____ Extracted information
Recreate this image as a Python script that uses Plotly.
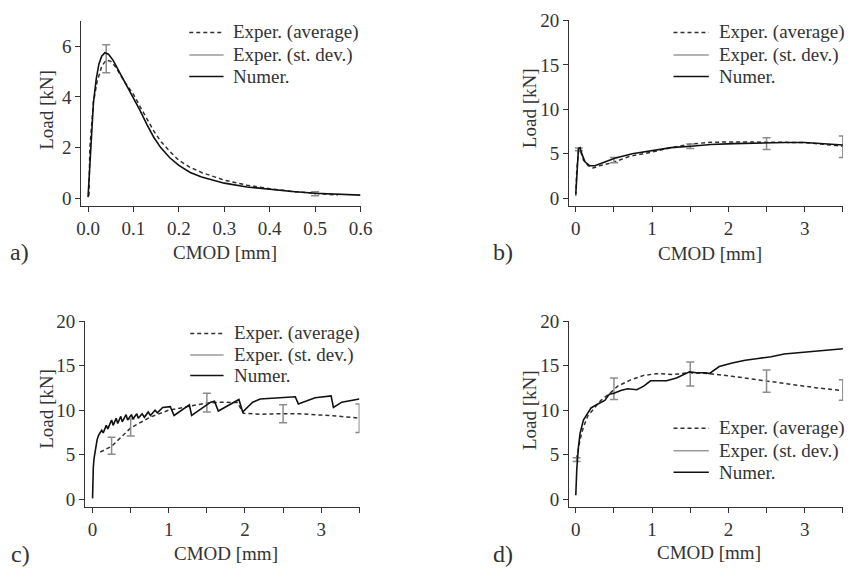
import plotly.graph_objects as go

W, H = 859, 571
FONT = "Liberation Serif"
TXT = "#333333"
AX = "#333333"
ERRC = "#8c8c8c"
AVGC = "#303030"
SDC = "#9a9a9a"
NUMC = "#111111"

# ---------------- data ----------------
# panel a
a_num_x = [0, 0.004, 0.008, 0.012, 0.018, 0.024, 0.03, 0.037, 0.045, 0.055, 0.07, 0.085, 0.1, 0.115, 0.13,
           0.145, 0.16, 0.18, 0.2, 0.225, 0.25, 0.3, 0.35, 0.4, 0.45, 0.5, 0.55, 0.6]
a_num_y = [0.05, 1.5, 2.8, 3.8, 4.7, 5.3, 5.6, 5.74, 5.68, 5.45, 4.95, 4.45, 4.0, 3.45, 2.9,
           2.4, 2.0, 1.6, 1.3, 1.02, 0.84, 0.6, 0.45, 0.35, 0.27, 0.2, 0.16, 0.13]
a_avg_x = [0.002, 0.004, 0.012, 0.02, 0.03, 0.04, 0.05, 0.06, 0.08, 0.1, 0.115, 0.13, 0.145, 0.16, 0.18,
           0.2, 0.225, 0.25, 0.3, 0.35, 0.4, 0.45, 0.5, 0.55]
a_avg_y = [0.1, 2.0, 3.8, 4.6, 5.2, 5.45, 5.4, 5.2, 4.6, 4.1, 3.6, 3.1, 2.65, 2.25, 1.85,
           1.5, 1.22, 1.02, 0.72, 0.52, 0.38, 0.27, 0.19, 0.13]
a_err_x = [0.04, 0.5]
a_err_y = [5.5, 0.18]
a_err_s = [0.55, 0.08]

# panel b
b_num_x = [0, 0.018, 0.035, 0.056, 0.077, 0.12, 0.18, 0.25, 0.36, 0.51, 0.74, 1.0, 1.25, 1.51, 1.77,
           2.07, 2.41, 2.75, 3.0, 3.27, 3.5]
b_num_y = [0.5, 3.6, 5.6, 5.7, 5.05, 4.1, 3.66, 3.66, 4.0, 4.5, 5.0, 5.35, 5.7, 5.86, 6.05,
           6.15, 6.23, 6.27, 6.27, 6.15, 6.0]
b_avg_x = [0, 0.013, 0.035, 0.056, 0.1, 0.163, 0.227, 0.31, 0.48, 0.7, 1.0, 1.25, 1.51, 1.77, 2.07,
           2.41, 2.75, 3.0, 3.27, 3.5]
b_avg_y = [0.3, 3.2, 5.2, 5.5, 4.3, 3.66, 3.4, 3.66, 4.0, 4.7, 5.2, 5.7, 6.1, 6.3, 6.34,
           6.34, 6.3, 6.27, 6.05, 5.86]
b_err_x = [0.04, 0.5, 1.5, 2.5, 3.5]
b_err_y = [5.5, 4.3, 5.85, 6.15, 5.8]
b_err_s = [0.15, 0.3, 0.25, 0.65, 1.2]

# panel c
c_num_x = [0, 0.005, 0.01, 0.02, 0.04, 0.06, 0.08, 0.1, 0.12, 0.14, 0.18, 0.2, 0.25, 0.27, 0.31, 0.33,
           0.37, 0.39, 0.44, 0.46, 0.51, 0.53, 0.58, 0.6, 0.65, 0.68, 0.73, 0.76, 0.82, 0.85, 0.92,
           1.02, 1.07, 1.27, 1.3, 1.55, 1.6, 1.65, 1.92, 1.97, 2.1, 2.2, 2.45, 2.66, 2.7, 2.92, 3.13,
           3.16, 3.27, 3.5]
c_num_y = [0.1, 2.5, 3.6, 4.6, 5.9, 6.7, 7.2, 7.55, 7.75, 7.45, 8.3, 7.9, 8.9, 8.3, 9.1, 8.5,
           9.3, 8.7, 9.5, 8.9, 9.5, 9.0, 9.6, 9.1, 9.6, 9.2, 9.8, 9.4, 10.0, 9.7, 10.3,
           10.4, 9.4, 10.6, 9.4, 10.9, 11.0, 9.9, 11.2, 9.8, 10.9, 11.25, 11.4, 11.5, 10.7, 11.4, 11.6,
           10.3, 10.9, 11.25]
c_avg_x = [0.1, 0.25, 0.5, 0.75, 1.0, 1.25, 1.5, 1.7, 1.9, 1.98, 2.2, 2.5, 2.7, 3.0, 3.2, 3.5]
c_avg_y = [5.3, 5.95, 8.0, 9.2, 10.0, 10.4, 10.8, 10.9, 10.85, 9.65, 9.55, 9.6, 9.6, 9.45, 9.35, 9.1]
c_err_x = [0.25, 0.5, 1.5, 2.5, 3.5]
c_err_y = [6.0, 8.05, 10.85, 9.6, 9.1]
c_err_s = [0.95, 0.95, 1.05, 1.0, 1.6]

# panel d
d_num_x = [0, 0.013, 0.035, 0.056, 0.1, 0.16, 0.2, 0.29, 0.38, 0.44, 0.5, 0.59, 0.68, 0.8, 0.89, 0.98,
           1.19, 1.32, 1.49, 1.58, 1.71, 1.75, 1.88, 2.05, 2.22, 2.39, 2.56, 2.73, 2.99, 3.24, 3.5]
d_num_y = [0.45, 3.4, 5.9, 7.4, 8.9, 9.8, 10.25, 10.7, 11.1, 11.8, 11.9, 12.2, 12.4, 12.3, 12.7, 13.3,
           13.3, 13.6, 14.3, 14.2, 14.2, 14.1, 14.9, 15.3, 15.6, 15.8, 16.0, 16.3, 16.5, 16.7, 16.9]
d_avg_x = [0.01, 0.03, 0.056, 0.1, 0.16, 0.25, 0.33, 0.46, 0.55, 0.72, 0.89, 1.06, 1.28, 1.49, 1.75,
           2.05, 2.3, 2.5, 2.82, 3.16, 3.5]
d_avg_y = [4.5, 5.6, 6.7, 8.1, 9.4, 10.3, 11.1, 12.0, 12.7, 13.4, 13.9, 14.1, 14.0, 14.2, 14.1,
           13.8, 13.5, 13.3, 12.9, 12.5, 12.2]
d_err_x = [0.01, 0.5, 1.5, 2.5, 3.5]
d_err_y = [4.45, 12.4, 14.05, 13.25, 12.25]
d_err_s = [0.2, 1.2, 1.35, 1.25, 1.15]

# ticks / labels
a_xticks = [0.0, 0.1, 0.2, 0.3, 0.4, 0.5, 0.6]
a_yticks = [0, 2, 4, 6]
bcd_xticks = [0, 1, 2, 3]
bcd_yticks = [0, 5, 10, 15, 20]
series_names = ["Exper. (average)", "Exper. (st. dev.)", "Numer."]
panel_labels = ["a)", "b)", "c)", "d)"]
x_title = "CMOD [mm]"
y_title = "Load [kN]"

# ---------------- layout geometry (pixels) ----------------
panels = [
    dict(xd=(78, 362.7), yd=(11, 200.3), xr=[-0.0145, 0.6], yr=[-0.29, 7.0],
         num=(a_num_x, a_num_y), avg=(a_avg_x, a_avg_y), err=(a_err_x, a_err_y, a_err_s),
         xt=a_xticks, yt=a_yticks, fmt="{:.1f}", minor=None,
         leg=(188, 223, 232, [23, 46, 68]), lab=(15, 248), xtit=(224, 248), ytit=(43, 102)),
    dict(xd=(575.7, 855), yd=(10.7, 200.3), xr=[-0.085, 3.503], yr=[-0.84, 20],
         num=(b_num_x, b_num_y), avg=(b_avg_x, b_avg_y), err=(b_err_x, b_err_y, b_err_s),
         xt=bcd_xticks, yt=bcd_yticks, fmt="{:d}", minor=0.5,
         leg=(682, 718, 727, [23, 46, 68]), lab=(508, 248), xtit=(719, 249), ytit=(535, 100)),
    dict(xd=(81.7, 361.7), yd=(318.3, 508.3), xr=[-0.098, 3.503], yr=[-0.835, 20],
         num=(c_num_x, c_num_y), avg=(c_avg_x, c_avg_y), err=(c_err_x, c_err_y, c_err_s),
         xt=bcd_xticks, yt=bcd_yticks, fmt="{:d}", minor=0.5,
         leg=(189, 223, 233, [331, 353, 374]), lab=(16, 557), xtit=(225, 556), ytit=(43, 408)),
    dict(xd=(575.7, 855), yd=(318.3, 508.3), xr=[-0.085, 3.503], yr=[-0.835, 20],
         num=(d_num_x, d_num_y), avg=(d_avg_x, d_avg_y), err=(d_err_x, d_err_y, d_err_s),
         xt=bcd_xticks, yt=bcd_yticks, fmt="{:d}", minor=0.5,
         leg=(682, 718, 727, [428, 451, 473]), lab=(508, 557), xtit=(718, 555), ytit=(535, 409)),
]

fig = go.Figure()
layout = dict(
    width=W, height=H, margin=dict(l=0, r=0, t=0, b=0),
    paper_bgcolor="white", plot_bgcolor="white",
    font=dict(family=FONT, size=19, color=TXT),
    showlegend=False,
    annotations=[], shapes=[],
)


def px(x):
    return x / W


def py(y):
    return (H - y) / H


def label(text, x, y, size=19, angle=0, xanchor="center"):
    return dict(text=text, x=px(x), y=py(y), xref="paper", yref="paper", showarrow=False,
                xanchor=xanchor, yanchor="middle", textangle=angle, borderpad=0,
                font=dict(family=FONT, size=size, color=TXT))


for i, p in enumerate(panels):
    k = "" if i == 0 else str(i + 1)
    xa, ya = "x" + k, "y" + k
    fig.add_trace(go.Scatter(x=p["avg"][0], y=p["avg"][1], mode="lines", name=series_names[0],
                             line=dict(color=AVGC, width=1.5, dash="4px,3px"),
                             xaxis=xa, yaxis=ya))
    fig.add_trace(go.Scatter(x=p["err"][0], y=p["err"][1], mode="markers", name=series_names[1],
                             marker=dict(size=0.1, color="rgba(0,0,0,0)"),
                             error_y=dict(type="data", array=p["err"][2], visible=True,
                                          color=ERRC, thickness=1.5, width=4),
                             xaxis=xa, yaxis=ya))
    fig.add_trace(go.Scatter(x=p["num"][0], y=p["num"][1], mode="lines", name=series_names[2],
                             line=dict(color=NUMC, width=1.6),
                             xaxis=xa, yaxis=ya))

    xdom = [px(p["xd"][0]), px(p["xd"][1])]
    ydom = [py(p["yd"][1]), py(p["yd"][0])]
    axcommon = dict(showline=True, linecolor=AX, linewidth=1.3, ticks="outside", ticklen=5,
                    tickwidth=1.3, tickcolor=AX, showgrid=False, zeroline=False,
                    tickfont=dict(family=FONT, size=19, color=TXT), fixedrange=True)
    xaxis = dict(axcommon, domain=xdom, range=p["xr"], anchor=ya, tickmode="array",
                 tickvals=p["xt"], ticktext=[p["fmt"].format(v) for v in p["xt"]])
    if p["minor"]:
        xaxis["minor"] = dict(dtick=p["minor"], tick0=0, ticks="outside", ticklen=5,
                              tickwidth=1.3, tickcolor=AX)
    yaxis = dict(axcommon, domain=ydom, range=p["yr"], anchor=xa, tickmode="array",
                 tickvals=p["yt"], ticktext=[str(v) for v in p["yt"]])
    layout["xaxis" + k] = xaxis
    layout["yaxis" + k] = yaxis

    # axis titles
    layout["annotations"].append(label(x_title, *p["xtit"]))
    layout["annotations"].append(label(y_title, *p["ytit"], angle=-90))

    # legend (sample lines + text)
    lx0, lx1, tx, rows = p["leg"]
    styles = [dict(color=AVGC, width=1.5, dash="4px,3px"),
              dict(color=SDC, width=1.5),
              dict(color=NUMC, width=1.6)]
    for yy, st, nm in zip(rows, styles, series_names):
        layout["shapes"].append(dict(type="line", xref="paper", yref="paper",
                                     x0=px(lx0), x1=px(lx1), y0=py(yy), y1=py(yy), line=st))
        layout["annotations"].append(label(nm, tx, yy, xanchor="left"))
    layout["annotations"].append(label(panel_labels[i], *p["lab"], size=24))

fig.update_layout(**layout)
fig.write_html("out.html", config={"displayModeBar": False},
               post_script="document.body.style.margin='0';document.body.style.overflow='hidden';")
________
____ Extracted information
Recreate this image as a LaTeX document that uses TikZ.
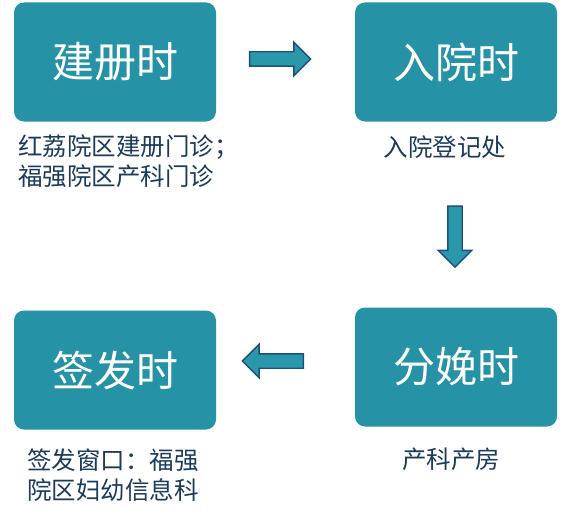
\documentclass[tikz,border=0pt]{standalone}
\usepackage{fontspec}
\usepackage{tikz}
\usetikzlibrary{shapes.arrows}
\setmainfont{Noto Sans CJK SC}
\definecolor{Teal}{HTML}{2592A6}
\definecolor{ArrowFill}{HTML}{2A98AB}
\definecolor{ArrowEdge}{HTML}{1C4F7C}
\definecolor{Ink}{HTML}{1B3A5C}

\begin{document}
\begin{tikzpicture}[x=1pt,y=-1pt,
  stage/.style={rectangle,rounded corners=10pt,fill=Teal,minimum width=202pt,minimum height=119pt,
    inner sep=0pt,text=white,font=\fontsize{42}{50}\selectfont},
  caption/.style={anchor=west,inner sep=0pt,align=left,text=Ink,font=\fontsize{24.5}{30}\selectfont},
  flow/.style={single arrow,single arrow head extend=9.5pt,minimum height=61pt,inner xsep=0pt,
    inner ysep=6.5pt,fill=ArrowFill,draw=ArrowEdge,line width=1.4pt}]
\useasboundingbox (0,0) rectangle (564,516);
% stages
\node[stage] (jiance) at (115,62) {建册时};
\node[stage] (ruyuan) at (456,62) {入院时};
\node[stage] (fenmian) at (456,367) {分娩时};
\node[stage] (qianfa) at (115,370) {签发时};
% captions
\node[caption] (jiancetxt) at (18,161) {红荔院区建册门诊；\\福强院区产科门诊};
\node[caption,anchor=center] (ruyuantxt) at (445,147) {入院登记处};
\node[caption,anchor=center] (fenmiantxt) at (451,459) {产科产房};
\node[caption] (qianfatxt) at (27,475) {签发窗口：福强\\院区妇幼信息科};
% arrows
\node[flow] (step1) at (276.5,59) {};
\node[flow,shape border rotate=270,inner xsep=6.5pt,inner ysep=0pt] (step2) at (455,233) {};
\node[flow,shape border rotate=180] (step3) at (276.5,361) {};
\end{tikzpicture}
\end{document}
________
____ Extracted information
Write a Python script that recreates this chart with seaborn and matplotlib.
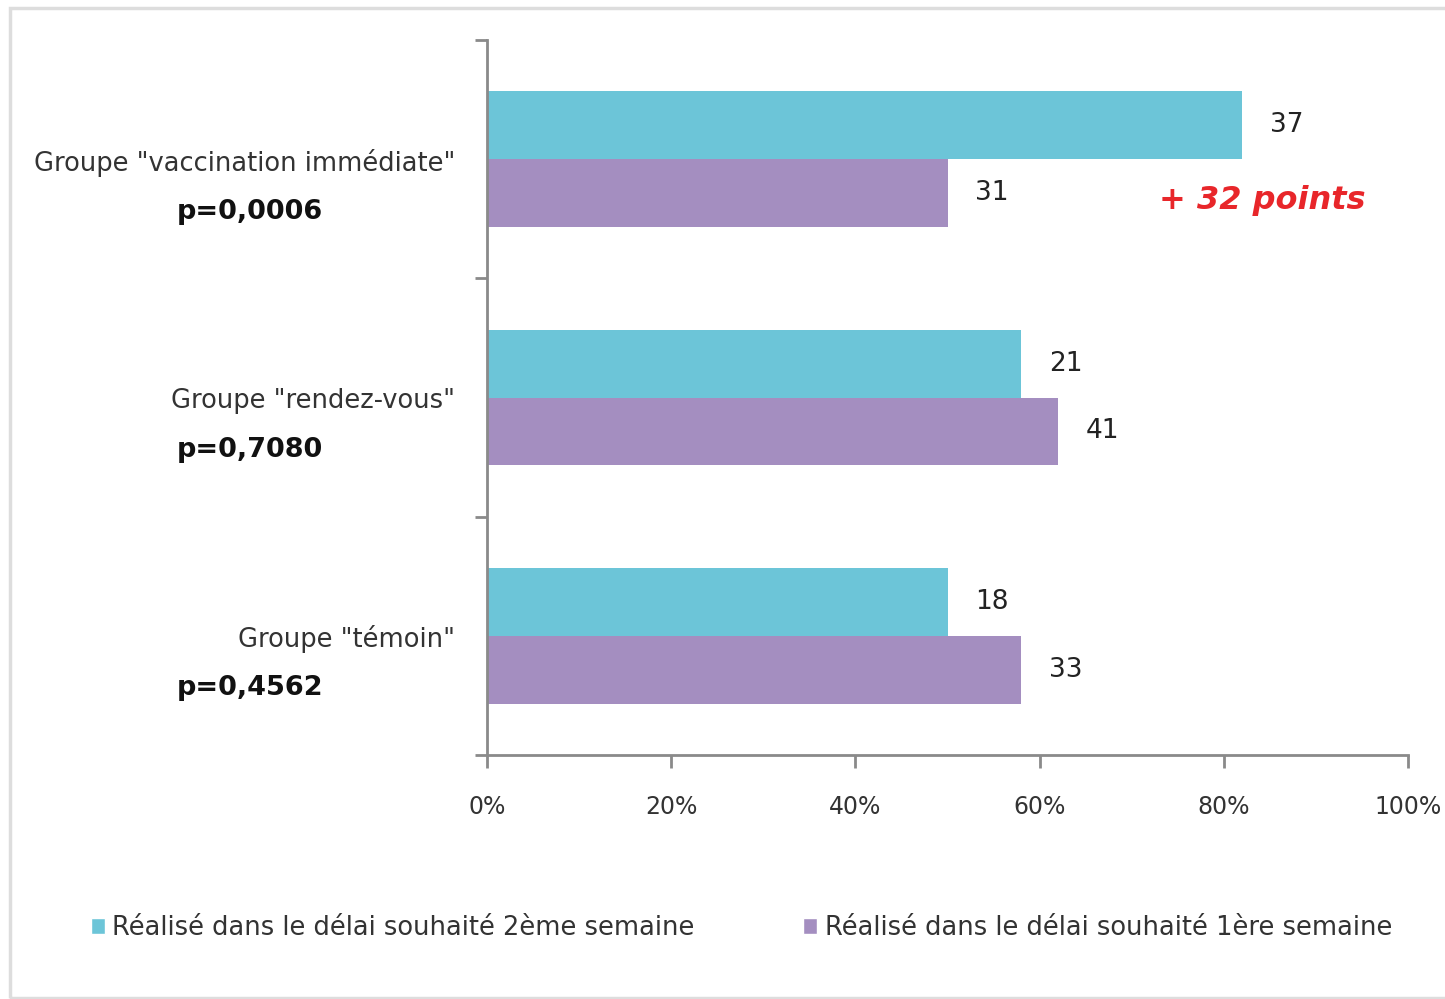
________
Pick out every line holding the string "that" and return it.

Recreate this image as a Python script that uses Plotly.
Recreate this image as a LaTeX document that uses TikZ.
Write a Python script that recreates this chart with seaborn and matplotlib.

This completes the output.